Le travail social n’échappe pas à la logique de la division du travail. J’ai exercé près de quinze années en étant situé tout en bas de la grille de salaire. J’ai dû supporter des explications, voire des sermons de la part de personnels plus ou moins diplômés. Certains étaient vraiment très pénibles. A l’approche de la quarantaine, j’ai décidé d’entreprendre des études professionnelles (d’éducateur technique spécialisé) et universitaires (doctorat en sciences de l’éducation) pas pour devenir un « meilleur » professionnel, mais pour arrêter de subir les discriminations dues à mon niveau de qualification.  

Lorsque j’ai travaillé dans un centre de formation pour travailleurs sociaux, j’ai mesuré que cette division du travail ne concernait pas seulement le niveau de qualification. Elle touchait aussi la division entre le travail dit manuel et celui dit intellectuel. Ainsi, sous le même mode que celui des études secondaires (avec les filières dites « techniques » et celles dites « générales »), la formation des éducateurs techniques souffrait d’une discrimination vis-à-vis de la formation des éducateurs spécialisés (vue comme plus généraliste). Je me suis servi de ce point de départ discriminant pour construire une critique impliquée qui ne fut pas spécialement comprise par des universitaires, eux aussi pris dans le jeu d’une discrimination (y compris positive) du travail salissant.
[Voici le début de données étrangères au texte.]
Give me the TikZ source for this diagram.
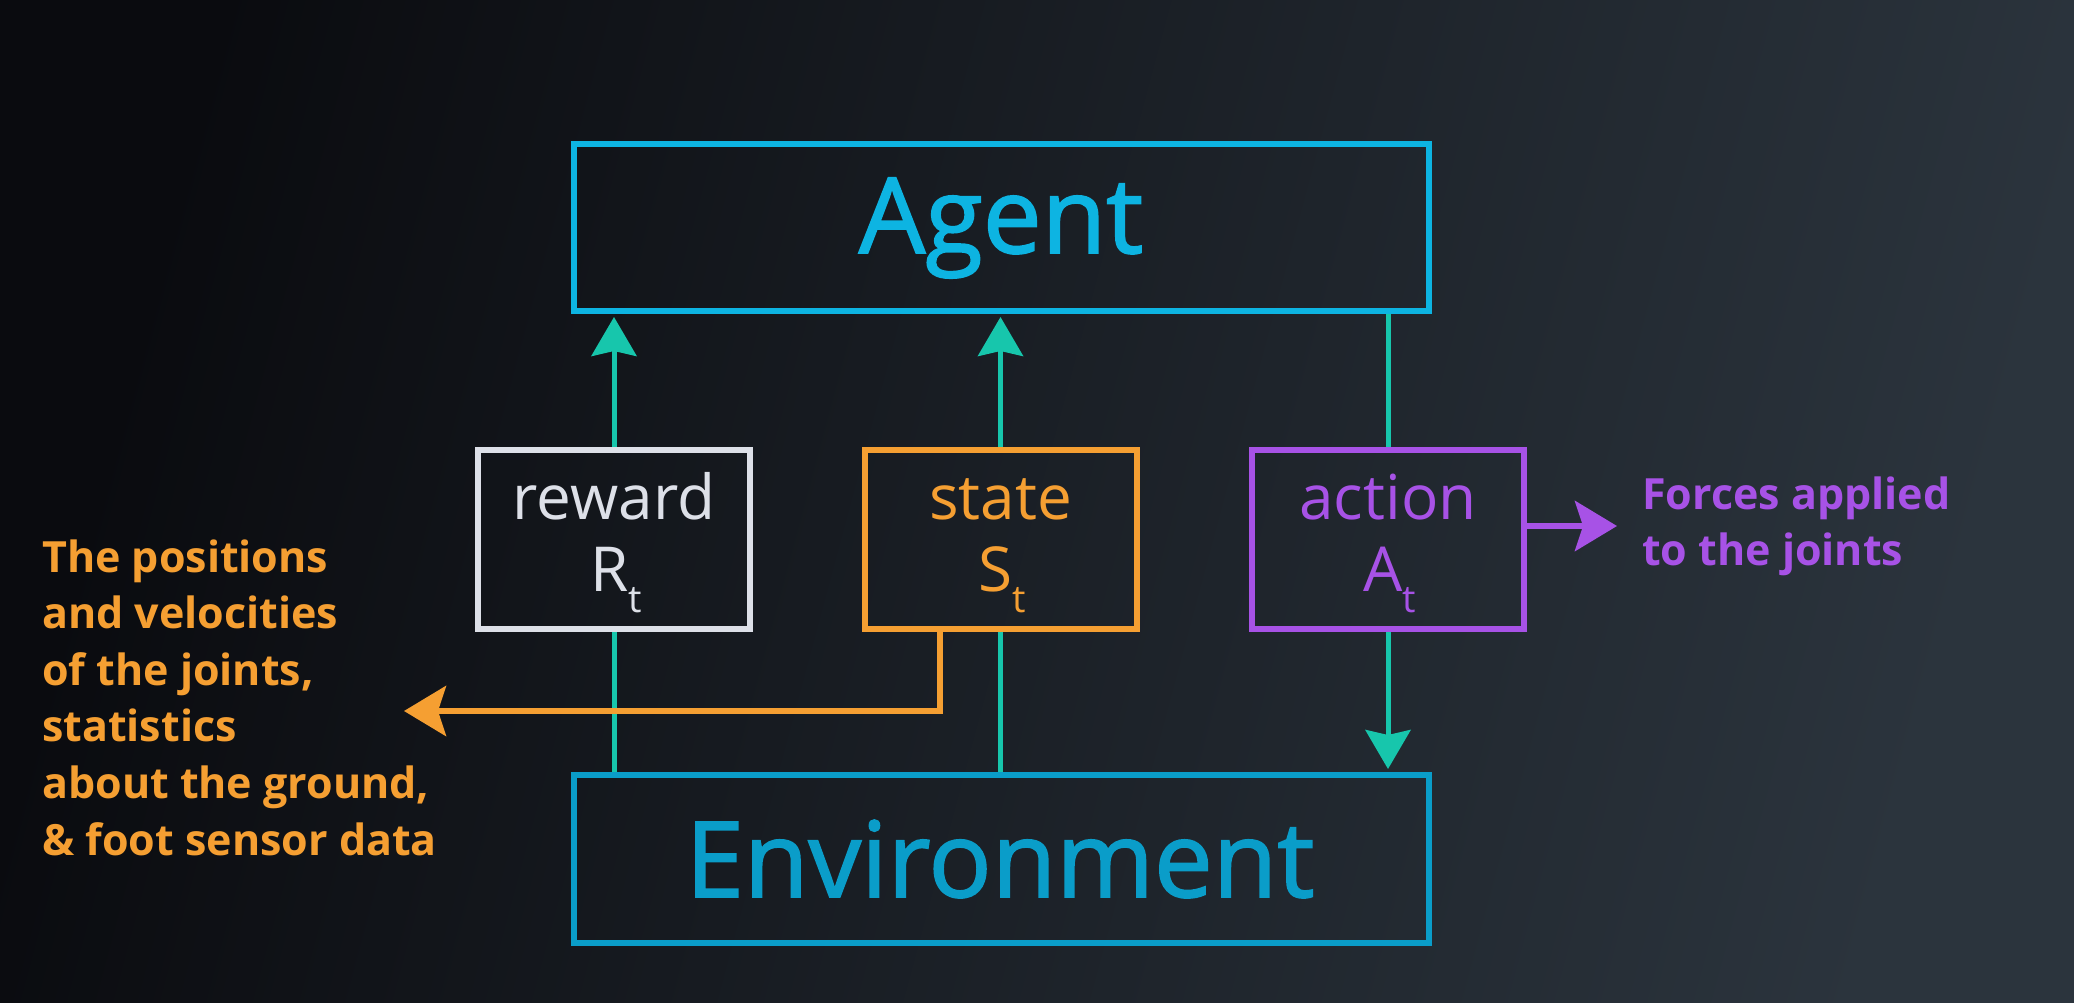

Lorsque j’ai commencé à mener une vie politique localement, j’ai senti que mon passage dans le monde de l’éducation, de l’enseignement et de la recherche n’était pas bien vu. Il m’était plus commode de me présenter comme « jardinier ». J’ai, ainsi, longuement pratiqué une sorte d’auto-discrimination vis-à-vis de mon parcours de chercheur. Cela a longtemps désolé mon épouse. Je dois, à ce propos, l’existence du site terragraphe à sa fierté et à ses encouragements amoureusement discriminants.